City lights outshine sandy beaches in Penang

GEORGE TOWN: Easy access to a wide variety of food and a line-up of diverse cultural activities and fun-filled events seem to have made tourist accommodations in the city centre more popular than those on the beaches.

Penang is famed as an island state and Batu Feringghi, the most well-known destination, used to be packed with holidaymakers indulging in the sunshine and beautiful beaches.

This has changed, somewhat.

Malaysian Association of Hotels’ Penang chapter chairman Tony Goh said city hotels are seeing better times, surpassing the occupancy rate of beach resorts.

He said this had become more apparent with the increase of events downtown since May.

“The occupancy rate of city hotels picked up from mid-May, thanks to the increase in corporate and business events as well as more visitors seeking leisure (activities) or medical treatment.

“Tourists prefer the convenience of being closer to places of interest and eateries, and there are more choices in the city,” he added.

Goh said that even so, the beach resorts are still doing well as leisure travellers prefer them.

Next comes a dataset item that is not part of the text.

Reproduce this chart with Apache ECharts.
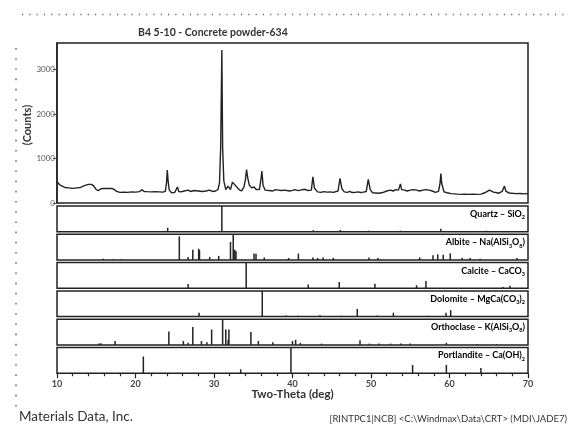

“While beach resorts have higher occupancy on weekends and public holidays, hotels in the city do better on weekdays,” he said, adding that hotels under the association, with a total room inventory of some 16,000, recorded an average occupancy rate of between 60% and 80% on weekends.

Prestige Hotel general manager Melvin Ooi said holidaymakers, especially domestic tourists, would opt for town hotels due to their accessibility to cultural activities, food, entertainment and other services.

“George Town is famous for its variety of hawker fare and historical sites. As for beach hotels, they are traditionally known to seasonal guests.

“Collaborative efforts must be carried out to attract guests beyond the traditional summer or holiday seasons,” he added.

Shangri-La Rasa Sayang Resort and Spa communications director Suleiman Tunku Abdul Rahman said most of the hotel guests were from China, the Middle East and Europe.

He also said the market is now different compared to the time when Batu Feringghi was the main spot for hotel stays and tourism products.

“It is a bit slower now because there are many hotels in George Town.

“There is a line-up of programmes in town, such as the George Town Festival and Penang International Food Festival, which have become the latest tourist attractions,” he added.

Suleiman said in the 1980s, there were many beach-related activities and carnivals held along the coastline of Batu Feringghi.

“For now, almost all programmes are being held in the city centre.

“Perhaps in the future, some programmes can be conducted in Batu Ferringhi to bring back its glory, something creative that can attract the tourists,” he added.

Azran Hassan, 45, from Kuala Lumpur, said he would still prefer to seek accommodations at the beachfront although these resorts are pricier.

“Even the hawker food here is expensive, so those who want to spend their holiday at the beach must be prepared to fork out extra money.

“More programmes should be held in this tourism belt to bring back the crowds,” he said.